It's amazing what your kids think up when you're not around. On the drive down to Jersey, they revealed the nicknames they'd created for each other the day before.
Are you ready?
Jack is Big Cinnamon, Maggie in Son of a Bun and Libby is Big Butt.
Can you stand it? Steve and I just about wet ourselves when they told us. And to their credit, they couldn't have picked a better time to tell us. We were stuck in pre-Philadelphia traffic.
And Libby had just farted on my hand.
Well, we were bumper to bumper just north of Philly, with no relief in...what? Oh, Libby and the fart.
Well, we were bumper to bumper just north of Philly and Maggie had to pee...really, really, really bad. BUT...with no opportunity to find an exit (we wouldn't have anyway...if you blink and miss a sign, you're as good as dead...really). So, since we were crawling along anyway, I decided to let her pee in my empty, disposable coffee cup.

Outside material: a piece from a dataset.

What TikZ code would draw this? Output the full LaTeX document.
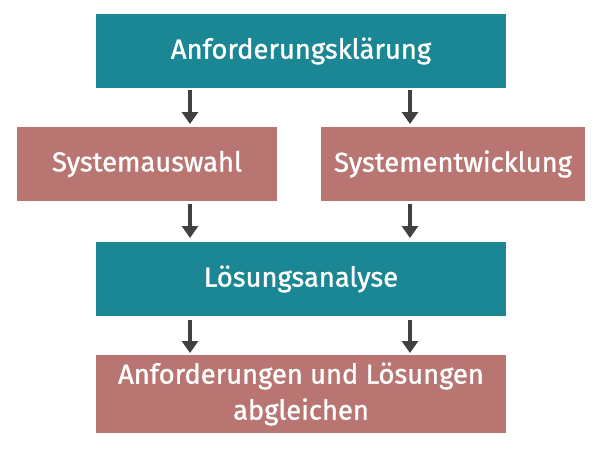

She dropped trou', squatted perfectly and relieved herself in the last drops of my cappuccino. Mind you, I was an integral part of her success. One hand held the cup, while the other hand steadied her itty bitty buns to ensure she didn't accidentally piddle all over me or the van. The tinkle was then transferred to a Gatorade bottle with a tight fitting lid.
Perfect. A little disgusting, but perfect.
Not to be outdone, Libby announces that she, too, had to go really, really, really bad. I knew she didn't. She had consumed less than half of what Maggie had in the previous 45 minutes, and until she saw the coffee cup routine, she mentioned nothing of needing to use the bathroom.
But, proving that someone does NOT have to pee is harder than it sounds, and she threw in a couple of tears for affect. So, we allowed her to unbuckle, get her shorts to her ankles and attempt to make good use of my coffee cup (with my help, of course).
And she strained. And shifted on her feet. And grunted a little.
After about a minute, she snapped her head up and barked, "I really do need to pee, Mommy!" and punctuated that with a juicy, noisy, vibrate-y fart. Right on my hand. That tickled.
Jack and Maggie lost it. It was almost too much for them. Steve and I were too stunned to speak.
I. Still. Have. No. Words.
No one, and I mean no one, cuts the cheese like Big Butt.